Data entries =>
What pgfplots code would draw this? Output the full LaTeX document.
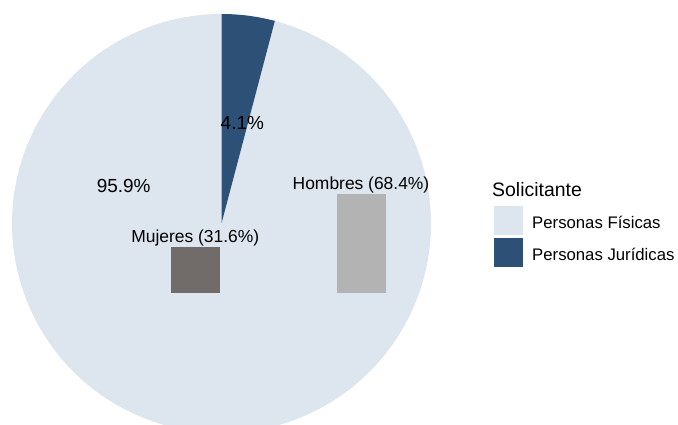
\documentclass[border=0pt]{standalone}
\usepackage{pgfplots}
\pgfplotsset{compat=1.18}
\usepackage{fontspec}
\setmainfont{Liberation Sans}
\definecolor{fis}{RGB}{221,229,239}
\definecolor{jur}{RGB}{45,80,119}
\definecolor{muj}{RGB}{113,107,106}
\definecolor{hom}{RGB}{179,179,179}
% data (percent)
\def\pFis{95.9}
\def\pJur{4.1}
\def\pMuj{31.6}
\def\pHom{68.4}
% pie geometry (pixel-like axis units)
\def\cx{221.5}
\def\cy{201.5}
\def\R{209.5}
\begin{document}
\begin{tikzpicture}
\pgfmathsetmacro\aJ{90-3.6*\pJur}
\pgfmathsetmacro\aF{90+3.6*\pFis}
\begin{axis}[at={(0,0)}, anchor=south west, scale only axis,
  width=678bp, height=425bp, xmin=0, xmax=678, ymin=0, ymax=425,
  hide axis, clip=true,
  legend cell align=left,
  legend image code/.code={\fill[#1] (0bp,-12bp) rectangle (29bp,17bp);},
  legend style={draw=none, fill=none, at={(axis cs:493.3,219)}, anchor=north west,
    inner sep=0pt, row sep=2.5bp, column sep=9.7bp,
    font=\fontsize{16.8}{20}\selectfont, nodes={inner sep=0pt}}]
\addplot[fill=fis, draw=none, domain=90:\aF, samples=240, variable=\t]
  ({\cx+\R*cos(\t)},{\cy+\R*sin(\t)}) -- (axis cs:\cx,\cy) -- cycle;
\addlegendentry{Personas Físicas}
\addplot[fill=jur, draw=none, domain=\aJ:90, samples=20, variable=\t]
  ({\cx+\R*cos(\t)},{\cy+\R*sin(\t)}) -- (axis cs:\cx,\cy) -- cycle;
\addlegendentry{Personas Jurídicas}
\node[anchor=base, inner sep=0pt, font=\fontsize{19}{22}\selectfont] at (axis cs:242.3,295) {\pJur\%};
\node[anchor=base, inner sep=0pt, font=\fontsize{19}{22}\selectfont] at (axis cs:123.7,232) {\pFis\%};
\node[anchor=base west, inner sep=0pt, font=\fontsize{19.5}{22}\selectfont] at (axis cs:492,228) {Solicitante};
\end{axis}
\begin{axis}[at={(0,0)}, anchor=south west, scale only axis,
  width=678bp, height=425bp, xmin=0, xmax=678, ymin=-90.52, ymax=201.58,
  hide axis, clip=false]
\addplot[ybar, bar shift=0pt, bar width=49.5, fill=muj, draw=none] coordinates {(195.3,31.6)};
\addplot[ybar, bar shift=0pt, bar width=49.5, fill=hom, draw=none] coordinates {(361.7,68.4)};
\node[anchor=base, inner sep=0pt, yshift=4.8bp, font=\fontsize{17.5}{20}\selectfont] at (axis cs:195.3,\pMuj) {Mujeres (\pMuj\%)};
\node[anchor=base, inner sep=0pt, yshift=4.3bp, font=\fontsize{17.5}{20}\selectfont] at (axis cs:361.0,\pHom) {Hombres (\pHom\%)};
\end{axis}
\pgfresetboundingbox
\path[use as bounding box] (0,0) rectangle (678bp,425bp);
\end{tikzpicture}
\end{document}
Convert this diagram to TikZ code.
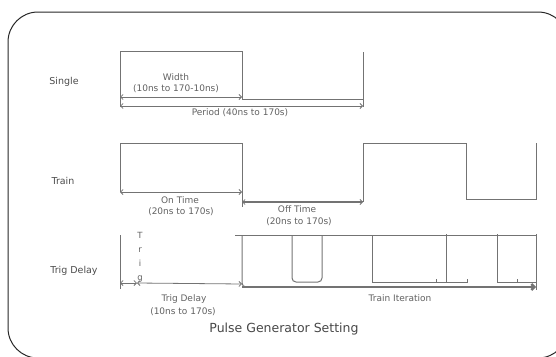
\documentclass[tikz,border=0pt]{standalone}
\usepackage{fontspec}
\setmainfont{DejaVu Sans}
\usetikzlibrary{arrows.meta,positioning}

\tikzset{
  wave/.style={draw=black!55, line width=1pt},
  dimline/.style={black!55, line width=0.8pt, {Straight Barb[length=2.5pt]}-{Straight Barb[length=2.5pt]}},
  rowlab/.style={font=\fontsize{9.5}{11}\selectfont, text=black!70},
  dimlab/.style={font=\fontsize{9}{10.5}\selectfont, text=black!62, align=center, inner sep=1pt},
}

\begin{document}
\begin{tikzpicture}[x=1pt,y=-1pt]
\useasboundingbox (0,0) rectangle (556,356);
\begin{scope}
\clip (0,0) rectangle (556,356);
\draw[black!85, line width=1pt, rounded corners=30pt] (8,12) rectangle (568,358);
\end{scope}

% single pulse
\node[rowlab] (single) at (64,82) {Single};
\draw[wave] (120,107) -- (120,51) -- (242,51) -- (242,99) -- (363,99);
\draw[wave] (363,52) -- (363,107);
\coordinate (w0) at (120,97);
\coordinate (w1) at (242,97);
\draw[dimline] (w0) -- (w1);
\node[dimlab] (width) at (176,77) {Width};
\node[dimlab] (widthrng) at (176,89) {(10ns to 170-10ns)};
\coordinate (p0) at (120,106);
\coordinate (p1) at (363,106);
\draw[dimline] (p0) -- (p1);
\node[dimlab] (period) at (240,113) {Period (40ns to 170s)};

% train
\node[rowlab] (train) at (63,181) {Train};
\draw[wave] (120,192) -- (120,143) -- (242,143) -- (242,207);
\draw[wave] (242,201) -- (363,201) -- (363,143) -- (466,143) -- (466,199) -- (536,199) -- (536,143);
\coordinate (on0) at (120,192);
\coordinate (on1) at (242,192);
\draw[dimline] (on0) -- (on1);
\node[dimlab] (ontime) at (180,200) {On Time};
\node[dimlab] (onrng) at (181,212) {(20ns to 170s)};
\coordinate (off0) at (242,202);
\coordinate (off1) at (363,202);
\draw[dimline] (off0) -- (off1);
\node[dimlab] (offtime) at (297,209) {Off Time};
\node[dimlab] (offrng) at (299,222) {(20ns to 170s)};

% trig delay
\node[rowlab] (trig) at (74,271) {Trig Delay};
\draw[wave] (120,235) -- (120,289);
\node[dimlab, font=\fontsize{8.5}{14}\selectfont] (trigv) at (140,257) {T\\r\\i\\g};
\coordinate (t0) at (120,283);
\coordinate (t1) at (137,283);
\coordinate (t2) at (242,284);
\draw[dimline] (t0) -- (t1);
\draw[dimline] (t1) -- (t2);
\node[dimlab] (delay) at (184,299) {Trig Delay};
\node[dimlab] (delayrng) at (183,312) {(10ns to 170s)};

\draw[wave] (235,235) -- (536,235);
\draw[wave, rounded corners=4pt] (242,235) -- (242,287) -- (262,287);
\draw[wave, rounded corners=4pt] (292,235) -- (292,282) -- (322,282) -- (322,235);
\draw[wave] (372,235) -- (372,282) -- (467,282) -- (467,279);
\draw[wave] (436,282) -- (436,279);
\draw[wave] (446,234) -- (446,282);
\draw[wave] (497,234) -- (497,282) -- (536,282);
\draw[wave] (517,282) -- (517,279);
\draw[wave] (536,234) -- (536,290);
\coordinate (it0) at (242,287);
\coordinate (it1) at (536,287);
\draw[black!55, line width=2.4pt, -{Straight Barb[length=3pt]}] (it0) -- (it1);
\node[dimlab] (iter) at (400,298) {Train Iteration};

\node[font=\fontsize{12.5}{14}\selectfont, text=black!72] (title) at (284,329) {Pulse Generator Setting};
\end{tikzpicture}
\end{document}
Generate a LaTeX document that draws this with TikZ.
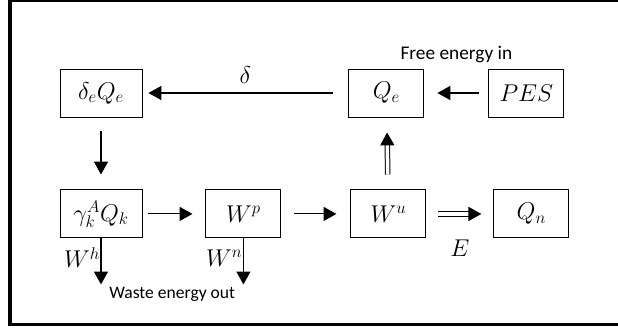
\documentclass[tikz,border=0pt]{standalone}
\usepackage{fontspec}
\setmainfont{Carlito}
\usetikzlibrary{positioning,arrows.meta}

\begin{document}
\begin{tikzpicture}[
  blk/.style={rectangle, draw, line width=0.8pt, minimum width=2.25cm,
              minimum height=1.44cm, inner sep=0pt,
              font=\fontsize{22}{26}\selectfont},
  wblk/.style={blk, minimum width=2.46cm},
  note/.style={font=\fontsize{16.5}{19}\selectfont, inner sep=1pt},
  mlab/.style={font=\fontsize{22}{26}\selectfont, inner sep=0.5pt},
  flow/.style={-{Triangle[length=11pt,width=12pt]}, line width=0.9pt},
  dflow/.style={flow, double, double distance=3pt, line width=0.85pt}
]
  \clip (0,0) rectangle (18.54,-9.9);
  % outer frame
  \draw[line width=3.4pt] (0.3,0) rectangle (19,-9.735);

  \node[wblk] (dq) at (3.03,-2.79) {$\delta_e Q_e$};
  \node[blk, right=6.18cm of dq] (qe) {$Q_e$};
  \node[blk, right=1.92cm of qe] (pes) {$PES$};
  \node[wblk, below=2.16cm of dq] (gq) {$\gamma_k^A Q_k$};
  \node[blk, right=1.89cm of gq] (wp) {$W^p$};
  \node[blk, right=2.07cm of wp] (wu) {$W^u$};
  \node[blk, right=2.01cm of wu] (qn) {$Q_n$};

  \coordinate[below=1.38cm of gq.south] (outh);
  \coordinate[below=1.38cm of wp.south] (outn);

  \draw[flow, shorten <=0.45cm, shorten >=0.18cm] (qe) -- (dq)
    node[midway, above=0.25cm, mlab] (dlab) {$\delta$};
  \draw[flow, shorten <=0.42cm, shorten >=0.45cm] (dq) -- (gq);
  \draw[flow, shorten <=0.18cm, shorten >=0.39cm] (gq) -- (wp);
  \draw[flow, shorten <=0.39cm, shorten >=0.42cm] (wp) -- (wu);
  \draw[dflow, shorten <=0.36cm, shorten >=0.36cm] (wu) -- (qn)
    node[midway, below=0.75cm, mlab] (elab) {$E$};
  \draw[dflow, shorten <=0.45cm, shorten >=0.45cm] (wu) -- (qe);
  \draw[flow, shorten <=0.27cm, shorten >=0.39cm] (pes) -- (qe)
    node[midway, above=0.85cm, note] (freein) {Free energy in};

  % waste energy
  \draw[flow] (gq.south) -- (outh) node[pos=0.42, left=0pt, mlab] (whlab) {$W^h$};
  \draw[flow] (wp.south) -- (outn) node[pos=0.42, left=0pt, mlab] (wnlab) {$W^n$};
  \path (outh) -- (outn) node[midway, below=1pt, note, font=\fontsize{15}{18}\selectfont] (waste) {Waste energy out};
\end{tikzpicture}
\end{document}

Stated problem => Keep to the lines between the line with "Convert this diagram to TikZ code." and the line with "(period) at (240,113)", inclusive, and transcribe them without pictures.

Complete answer =>
Convert this diagram to TikZ code.
\documentclass[tikz,border=0pt]{standalone}
\usepackage{fontspec}
\setmainfont{DejaVu Sans}
\usetikzlibrary{arrows.meta,positioning}

\tikzset{
  wave/.style={draw=black!55, line width=1pt},
  dimline/.style={black!55, line width=0.8pt, {Straight Barb[length=2.5pt]}-{Straight Barb[length=2.5pt]}},
  rowlab/.style={font=\fontsize{9.5}{11}\selectfont, text=black!70},
  dimlab/.style={font=\fontsize{9}{10.5}\selectfont, text=black!62, align=center, inner sep=1pt},
}

\begin{document}
\begin{tikzpicture}[x=1pt,y=-1pt]
\useasboundingbox (0,0) rectangle (556,356);
\begin{scope}
\clip (0,0) rectangle (556,356);
\draw[black!85, line width=1pt, rounded corners=30pt] (8,12) rectangle (568,358);
\end{scope}

% single pulse
\node[rowlab] (single) at (64,82) {Single};
\draw[wave] (120,107) -- (120,51) -- (242,51) -- (242,99) -- (363,99);
\draw[wave] (363,52) -- (363,107);
\coordinate (w0) at (120,97);
\coordinate (w1) at (242,97);
\draw[dimline] (w0) -- (w1);
\node[dimlab] (width) at (176,77) {Width};
\node[dimlab] (widthrng) at (176,89) {(10ns to 170-10ns)};
\coordinate (p0) at (120,106);
\coordinate (p1) at (363,106);
\draw[dimline] (p0) -- (p1);
\node[dimlab] (period) at (240,113) {Period (40ns to 170s)};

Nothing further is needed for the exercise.